## REQUIREMENT
Repeat the material below word for word and leave out all pictures.

%%

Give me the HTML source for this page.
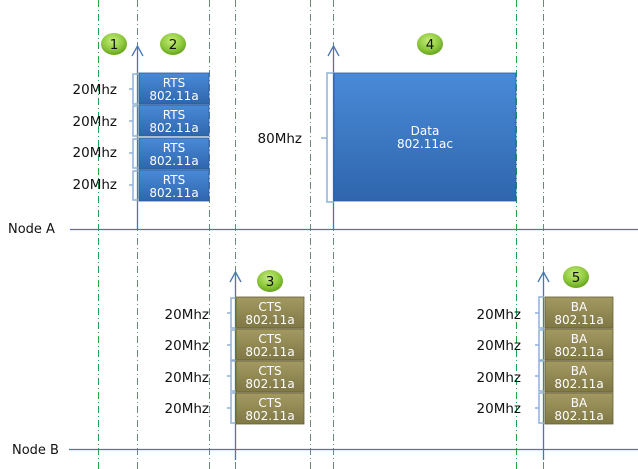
<!DOCTYPE html>
<html><head><meta charset="utf-8"><style>
html,body{margin:0;padding:0;background:#fff;}
svg{display:block;font-family:"DejaVu Sans","Liberation Sans",sans-serif;}
</style></head><body>
<svg width="638" height="469" viewBox="0 0 638 469" xmlns="http://www.w3.org/2000/svg">
<defs>
<linearGradient id="bl" x1="0" y1="0" x2="0" y2="1"><stop offset="0" stop-color="#4a8ad8"/><stop offset="1" stop-color="#2f66ad"/></linearGradient>
<linearGradient id="ol" x1="0" y1="0" x2="0" y2="1"><stop offset="0" stop-color="#a39a62"/><stop offset="1" stop-color="#7f7745"/></linearGradient>
<radialGradient id="gr" cx="0.45" cy="0.35" r="0.7"><stop offset="0" stop-color="#c6ec7a"/><stop offset="0.6" stop-color="#8cc83a"/><stop offset="1" stop-color="#5f9a1e"/></radialGradient>
</defs>
<g stroke="#1aa64a" stroke-width="1" stroke-dasharray="7,3,1,3" fill="none">
<line x1="98.5" y1="0" x2="98.5" y2="469"/>
<line x1="516.5" y1="0" x2="516.5" y2="469"/>
</g>
<g stroke="#6b8a78" stroke-width="1" stroke-dasharray="7,3,1,3" fill="none">
<line x1="137.5" y1="0" x2="137.5" y2="469"/>
<line x1="209.5" y1="0" x2="209.5" y2="469"/>
<line x1="235.5" y1="0" x2="235.5" y2="469"/>
<line x1="310.5" y1="0" x2="310.5" y2="469"/>
<line x1="333.5" y1="0" x2="333.5" y2="469"/>
<line x1="543.5" y1="0" x2="543.5" y2="469"/>
</g>
<g stroke="#4a76b0" stroke-width="1.3" fill="none">
<line x1="70" y1="229.5" x2="638" y2="229.5"/>
<line x1="69" y1="449.5" x2="638" y2="449.5"/>
<line x1="137.5" y1="46" x2="137.5" y2="229"/><polyline points="132,56 137.5,46 143,56"/>
<line x1="333.5" y1="46" x2="333.5" y2="229"/><polyline points="328,56 333.5,46 339,56"/>
<line x1="235.5" y1="272" x2="235.5" y2="460"/><polyline points="230,282 235.5,272 241,282"/>
<line x1="543.5" y1="272" x2="543.5" y2="460"/><polyline points="538,282 543.5,272 549,282"/>
</g>
<text x="8" y="233" font-size="13" fill="#111">Node A</text>
<text x="12" y="454" font-size="13" fill="#111">Node B</text>
<g stroke="#8fb0d8" stroke-width="1.5" fill="none">
<path d="M138,74 H133 V104 H138 M133,89 H129"/>
<path d="M138,106 H133 V136 H138 M133,121 H129"/>
<path d="M138,139 H133 V168 H138 M133,153 H129"/>
<path d="M138,171 H133 V200 H138 M133,185 H129"/>
<path d="M334,73 H327 V202 H334 M327,138 H321"/>
<path d="M236,298 H231 V328 H236 M231,313 H227"/>
<path d="M236,330 H231 V360 H236 M231,345 H227"/>
<path d="M236,361 H231 V391 H236 M231,376 H227"/>
<path d="M236,393 H231 V423 H236 M231,408 H227"/>
<path d="M544,297 H539 V328 H544 M539,313 H535"/>
<path d="M544,330 H539 V360 H544 M539,345 H535"/>
<path d="M544,361 H539 V391 H544 M539,376 H535"/>
<path d="M544,393 H539 V423 H544 M539,408 H535"/>
</g>
<g font-size="13.5" fill="#111" text-anchor="end">
<text x="117" y="94">20Mhz</text><text x="117" y="126">20Mhz</text><text x="117" y="157">20Mhz</text><text x="117" y="189">20Mhz</text>
<text x="302" y="143">80Mhz</text>
<text x="209" y="319">20Mhz</text><text x="209" y="350">20Mhz</text><text x="209" y="382">20Mhz</text><text x="209" y="413">20Mhz</text>
<text x="521" y="319">20Mhz</text><text x="521" y="350">20Mhz</text><text x="521" y="382">20Mhz</text><text x="521" y="413">20Mhz</text>
</g>
<g stroke="#2a5a98" stroke-width="0.8">
<rect x="139" y="73" width="70" height="31" fill="url(#bl)"/>
<rect x="139" y="105" width="70" height="31" fill="url(#bl)"/>
<rect x="139" y="138" width="70" height="31" fill="url(#bl)"/>
<rect x="139" y="170" width="70" height="31" fill="url(#bl)"/>
<rect x="334" y="73" width="182" height="128" fill="url(#bl)"/>
</g>
<g stroke="#665f34" stroke-width="0.8">
<rect x="236" y="297" width="68" height="31" fill="url(#ol)"/>
<rect x="236" y="329" width="68" height="31" fill="url(#ol)"/>
<rect x="236" y="361" width="68" height="31" fill="url(#ol)"/>
<rect x="236" y="393" width="68" height="31" fill="url(#ol)"/>
<rect x="545" y="297" width="68" height="31" fill="url(#ol)"/>
<rect x="545" y="329" width="68" height="31" fill="url(#ol)"/>
<rect x="545" y="361" width="68" height="31" fill="url(#ol)"/>
<rect x="545" y="393" width="68" height="31" fill="url(#ol)"/>
</g>
<g font-size="12" fill="#fff" text-anchor="middle">
<text x="174" y="87">RTS</text><text x="174" y="100">802.11a</text>
<text x="174" y="119">RTS</text><text x="174" y="132">802.11a</text>
<text x="174" y="152">RTS</text><text x="174" y="165">802.11a</text>
<text x="174" y="184">RTS</text><text x="174" y="197">802.11a</text>
<text x="425" y="135">Data</text><text x="425" y="148">802.11ac</text>
<text x="270" y="311">CTS</text><text x="270" y="324">802.11a</text>
<text x="270" y="343">CTS</text><text x="270" y="356">802.11a</text>
<text x="270" y="375">CTS</text><text x="270" y="388">802.11a</text>
<text x="270" y="407">CTS</text><text x="270" y="420">802.11a</text>
<text x="579" y="311">BA</text><text x="579" y="324">802.11a</text>
<text x="579" y="343">BA</text><text x="579" y="356">802.11a</text>
<text x="579" y="375">BA</text><text x="579" y="388">802.11a</text>
<text x="579" y="407">BA</text><text x="579" y="420">802.11a</text>
</g>
<g fill="url(#gr)">
<ellipse cx="114" cy="44" rx="13" ry="11"/>
<ellipse cx="173" cy="44" rx="13" ry="11"/>
<ellipse cx="270" cy="281" rx="13" ry="11"/>
<ellipse cx="430" cy="44" rx="13" ry="11"/>
<ellipse cx="576" cy="277" rx="13" ry="11"/>
</g>
<g font-size="13.5" fill="#111" text-anchor="middle">
<text x="114" y="49">1</text><text x="173" y="49">2</text><text x="270" y="286">3</text><text x="430" y="49">4</text><text x="576" y="282">5</text>
</g>
</svg>
</body></html>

%%

## ANSWER TO THIS TASK
Give me the HTML source for this page.
<!DOCTYPE html>
<html><head><meta charset="utf-8"><style>
html,body{margin:0;padding:0;background:#fff;}
svg{display:block;font-family:"DejaVu Sans","Liberation Sans",sans-serif;}
</style></head><body>
<svg width="638" height="469" viewBox="0 0 638 469" xmlns="http://www.w3.org/2000/svg">
<defs>
<linearGradient id="bl" x1="0" y1="0" x2="0" y2="1"><stop offset="0" stop-color="#4a8ad8"/><stop offset="1" stop-color="#2f66ad"/></linearGradient>
<linearGradient id="ol" x1="0" y1="0" x2="0" y2="1"><stop offset="0" stop-color="#a39a62"/><stop offset="1" stop-color="#7f7745"/></linearGradient>
<radialGradient id="gr" cx="0.45" cy="0.35" r="0.7"><stop offset="0" stop-color="#c6ec7a"/><stop offset="0.6" stop-color="#8cc83a"/><stop offset="1" stop-color="#5f9a1e"/></radialGradient>
</defs>
<g stroke="#1aa64a" stroke-width="1" stroke-dasharray="7,3,1,3" fill="none">
<line x1="98.5" y1="0" x2="98.5" y2="469"/>
<line x1="516.5" y1="0" x2="516.5" y2="469"/>
</g>
<g stroke="#6b8a78" stroke-width="1" stroke-dasharray="7,3,1,3" fill="none">
<line x1="137.5" y1="0" x2="137.5" y2="469"/>
<line x1="209.5" y1="0" x2="209.5" y2="469"/>
<line x1="235.5" y1="0" x2="235.5" y2="469"/>
<line x1="310.5" y1="0" x2="310.5" y2="469"/>
<line x1="333.5" y1="0" x2="333.5" y2="469"/>
<line x1="543.5" y1="0" x2="543.5" y2="469"/>
</g>
<g stroke="#4a76b0" stroke-width="1.3" fill="none">
<line x1="70" y1="229.5" x2="638" y2="229.5"/>
<line x1="69" y1="449.5" x2="638" y2="449.5"/>
<line x1="137.5" y1="46" x2="137.5" y2="229"/><polyline points="132,56 137.5,46 143,56"/>
<line x1="333.5" y1="46" x2="333.5" y2="229"/><polyline points="328,56 333.5,46 339,56"/>
<line x1="235.5" y1="272" x2="235.5" y2="460"/><polyline points="230,282 235.5,272 241,282"/>
<line x1="543.5" y1="272" x2="543.5" y2="460"/><polyline points="538,282 543.5,272 549,282"/>
</g>
<text x="8" y="233" font-size="13" fill="#111">Node A</text>
<text x="12" y="454" font-size="13" fill="#111">Node B</text>
<g stroke="#8fb0d8" stroke-width="1.5" fill="none">
<path d="M138,74 H133 V104 H138 M133,89 H129"/>
<path d="M138,106 H133 V136 H138 M133,121 H129"/>
<path d="M138,139 H133 V168 H138 M133,153 H129"/>
<path d="M138,171 H133 V200 H138 M133,185 H129"/>
<path d="M334,73 H327 V202 H334 M327,138 H321"/>
<path d="M236,298 H231 V328 H236 M231,313 H227"/>
<path d="M236,330 H231 V360 H236 M231,345 H227"/>
<path d="M236,361 H231 V391 H236 M231,376 H227"/>
<path d="M236,393 H231 V423 H236 M231,408 H227"/>
<path d="M544,297 H539 V328 H544 M539,313 H535"/>
<path d="M544,330 H539 V360 H544 M539,345 H535"/>
<path d="M544,361 H539 V391 H544 M539,376 H535"/>
<path d="M544,393 H539 V423 H544 M539,408 H535"/>
</g>
<g font-size="13.5" fill="#111" text-anchor="end">
<text x="117" y="94">20Mhz</text><text x="117" y="126">20Mhz</text><text x="117" y="157">20Mhz</text><text x="117" y="189">20Mhz</text>
<text x="302" y="143">80Mhz</text>
<text x="209" y="319">20Mhz</text><text x="209" y="350">20Mhz</text><text x="209" y="382">20Mhz</text><text x="209" y="413">20Mhz</text>
<text x="521" y="319">20Mhz</text><text x="521" y="350">20Mhz</text><text x="521" y="382">20Mhz</text><text x="521" y="413">20Mhz</text>
</g>
<g stroke="#2a5a98" stroke-width="0.8">
<rect x="139" y="73" width="70" height="31" fill="url(#bl)"/>
<rect x="139" y="105" width="70" height="31" fill="url(#bl)"/>
<rect x="139" y="138" width="70" height="31" fill="url(#bl)"/>
<rect x="139" y="170" width="70" height="31" fill="url(#bl)"/>
<rect x="334" y="73" width="182" height="128" fill="url(#bl)"/>
</g>
<g stroke="#665f34" stroke-width="0.8">
<rect x="236" y="297" width="68" height="31" fill="url(#ol)"/>
<rect x="236" y="329" width="68" height="31" fill="url(#ol)"/>
<rect x="236" y="361" width="68" height="31" fill="url(#ol)"/>
<rect x="236" y="393" width="68" height="31" fill="url(#ol)"/>
<rect x="545" y="297" width="68" height="31" fill="url(#ol)"/>
<rect x="545" y="329" width="68" height="31" fill="url(#ol)"/>
<rect x="545" y="361" width="68" height="31" fill="url(#ol)"/>
<rect x="545" y="393" width="68" height="31" fill="url(#ol)"/>
</g>
<g font-size="12" fill="#fff" text-anchor="middle">
<text x="174" y="87">RTS</text><text x="174" y="100">802.11a</text>
<text x="174" y="119">RTS</text><text x="174" y="132">802.11a</text>
<text x="174" y="152">RTS</text><text x="174" y="165">802.11a</text>
<text x="174" y="184">RTS</text><text x="174" y="197">802.11a</text>
<text x="425" y="135">Data</text><text x="425" y="148">802.11ac</text>
<text x="270" y="311">CTS</text><text x="270" y="324">802.11a</text>
<text x="270" y="343">CTS</text><text x="270" y="356">802.11a</text>
<text x="270" y="375">CTS</text><text x="270" y="388">802.11a</text>
<text x="270" y="407">CTS</text><text x="270" y="420">802.11a</text>
<text x="579" y="311">BA</text><text x="579" y="324">802.11a</text>
<text x="579" y="343">BA</text><text x="579" y="356">802.11a</text>
<text x="579" y="375">BA</text><text x="579" y="388">802.11a</text>
<text x="579" y="407">BA</text><text x="579" y="420">802.11a</text>
</g>
<g fill="url(#gr)">
<ellipse cx="114" cy="44" rx="13" ry="11"/>
<ellipse cx="173" cy="44" rx="13" ry="11"/>
<ellipse cx="270" cy="281" rx="13" ry="11"/>
<ellipse cx="430" cy="44" rx="13" ry="11"/>
<ellipse cx="576" cy="277" rx="13" ry="11"/>
</g>
<g font-size="13.5" fill="#111" text-anchor="middle">
<text x="114" y="49">1</text><text x="173" y="49">2</text><text x="270" y="286">3</text><text x="430" y="49">4</text><text x="576" y="282">5</text>
</g>
</svg>
</body></html>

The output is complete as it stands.